[DIRECTION] Reproduce the listing below without changes, except that pictures are left out.

[DATASET EXTRACT]
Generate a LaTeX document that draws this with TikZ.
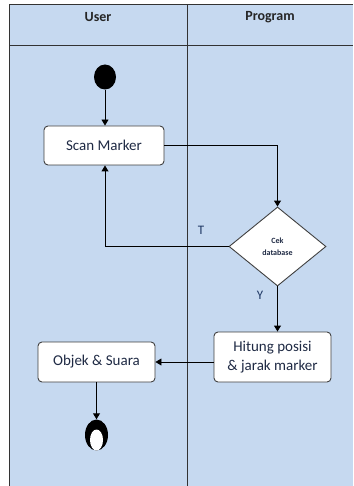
\documentclass[tikz,border=0pt]{standalone}
\usepackage{fontspec}
\setmainfont{Carlito}
\usetikzlibrary{arrows.meta,shapes.geometric}
\definecolor{lane}{HTML}{C6D9F0}
\definecolor{txt}{HTML}{1F2A44}
\definecolor{lbl}{HTML}{1F3864}
\tikzset{
  act/.style={draw=black!75, line width=0.9pt, fill=white, rounded corners=4pt, align=center, text=txt, font=\fontsize{15}{17}\selectfont, inner sep=0pt},
  flow/.style={draw=black, line width=0.9pt, -{Triangle[width=7pt,length=6pt]}},
  link/.style={draw=black, line width=0.9pt},
  hdr/.style={font=\bfseries\fontsize{14}{16}\selectfont, text=black!85},
  lab/.style={font=\fontsize{13}{15}\selectfont, text=lbl}
}
\begin{document}
\begin{tikzpicture}[x=1pt,y=-1pt]
\useasboundingbox (0,0) rectangle (353,486);
\fill[white] (0,0) rectangle (353,486);
% swimlane frame
\fill[lane] (9,5) rectangle (353,486);
\draw[black!80, line width=1pt] (9,486) -- (9,5) -- (353,5);
\draw[black!80, line width=1pt] (9,46) -- (353,46);
\draw[black!80, line width=1pt] (187,5) -- (187,486);
\node[hdr] (huser) at (98,17) {User};
\node[hdr] (hprog) at (270,17) {Program};
% start
\node[ellipse, fill=black, minimum width=22pt, minimum height=25pt, inner sep=0pt] (start) at (105,77) {};
% activities
\node[act, minimum width=120pt, minimum height=39pt] (scan) at (104,145.5) {Scan Marker};
\node[diamond, draw=black!75, line width=0.9pt, fill=white, minimum width=97pt, minimum height=79pt, inner sep=0pt, aspect=1.23, align=center, font=\bfseries\fontsize{8}{12}\selectfont, text=txt] (cek) at (277.5,246.5) {Cek\\database};
\node[act, minimum width=117pt, minimum height=50pt, font=\fontsize{15}{19}\selectfont] (hit) at (272.5,357) {Hitung posisi\\\& jarak marker};
\node[act, minimum width=117pt, minimum height=40pt] (obj) at (96.5,362) {Objek \& Suara};
% end
\node[ellipse, fill=black, minimum width=23pt, minimum height=31pt, inner sep=0pt] (stop) at (96.5,435) {};
\node[ellipse, fill=white, minimum width=13pt, minimum height=21pt, inner sep=0pt] (stopin) at (96.5,440) {};
% connectors
\draw[flow] (start) -- (start |- scan.north);
\draw[flow] (scan.east) -| (cek.north);
\draw[flow] (cek.west) -| (start |- scan.south);
\draw[flow] (cek.south) -- (cek.south |- hit.north);
\draw[flow] (hit.west |- obj.east) -- (obj.east);
\draw[flow] (obj.south) -- (stop.north);
\node[lab] (t) at (201,230) {T};
\node[lab] (y) at (260,295) {Y};
\end{tikzpicture}
\end{document}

[ANSWER TO THE EXERCISE]
Generate a LaTeX document that draws this with TikZ.
\documentclass[tikz,border=0pt]{standalone}
\usepackage{fontspec}
\setmainfont{Carlito}
\usetikzlibrary{arrows.meta,shapes.geometric}
\definecolor{lane}{HTML}{C6D9F0}
\definecolor{txt}{HTML}{1F2A44}
\definecolor{lbl}{HTML}{1F3864}
\tikzset{
  act/.style={draw=black!75, line width=0.9pt, fill=white, rounded corners=4pt, align=center, text=txt, font=\fontsize{15}{17}\selectfont, inner sep=0pt},
  flow/.style={draw=black, line width=0.9pt, -{Triangle[width=7pt,length=6pt]}},
  link/.style={draw=black, line width=0.9pt},
  hdr/.style={font=\bfseries\fontsize{14}{16}\selectfont, text=black!85},
  lab/.style={font=\fontsize{13}{15}\selectfont, text=lbl}
}
\begin{document}
\begin{tikzpicture}[x=1pt,y=-1pt]
\useasboundingbox (0,0) rectangle (353,486);
\fill[white] (0,0) rectangle (353,486);
% swimlane frame
\fill[lane] (9,5) rectangle (353,486);
\draw[black!80, line width=1pt] (9,486) -- (9,5) -- (353,5);
\draw[black!80, line width=1pt] (9,46) -- (353,46);
\draw[black!80, line width=1pt] (187,5) -- (187,486);
\node[hdr] (huser) at (98,17) {User};
\node[hdr] (hprog) at (270,17) {Program};
% start
\node[ellipse, fill=black, minimum width=22pt, minimum height=25pt, inner sep=0pt] (start) at (105,77) {};
% activities
\node[act, minimum width=120pt, minimum height=39pt] (scan) at (104,145.5) {Scan Marker};
\node[diamond, draw=black!75, line width=0.9pt, fill=white, minimum width=97pt, minimum height=79pt, inner sep=0pt, aspect=1.23, align=center, font=\bfseries\fontsize{8}{12}\selectfont, text=txt] (cek) at (277.5,246.5) {Cek\\database};
\node[act, minimum width=117pt, minimum height=50pt, font=\fontsize{15}{19}\selectfont] (hit) at (272.5,357) {Hitung posisi\\\& jarak marker};
\node[act, minimum width=117pt, minimum height=40pt] (obj) at (96.5,362) {Objek \& Suara};
% end
\node[ellipse, fill=black, minimum width=23pt, minimum height=31pt, inner sep=0pt] (stop) at (96.5,435) {};
\node[ellipse, fill=white, minimum width=13pt, minimum height=21pt, inner sep=0pt] (stopin) at (96.5,440) {};
% connectors
\draw[flow] (start) -- (start |- scan.north);
\draw[flow] (scan.east) -| (cek.north);
\draw[flow] (cek.west) -| (start |- scan.south);
\draw[flow] (cek.south) -- (cek.south |- hit.north);
\draw[flow] (hit.west |- obj.east) -- (obj.east);
\draw[flow] (obj.south) -- (stop.north);
\node[lab] (t) at (201,230) {T};
\node[lab] (y) at (260,295) {Y};
\end{tikzpicture}
\end{document}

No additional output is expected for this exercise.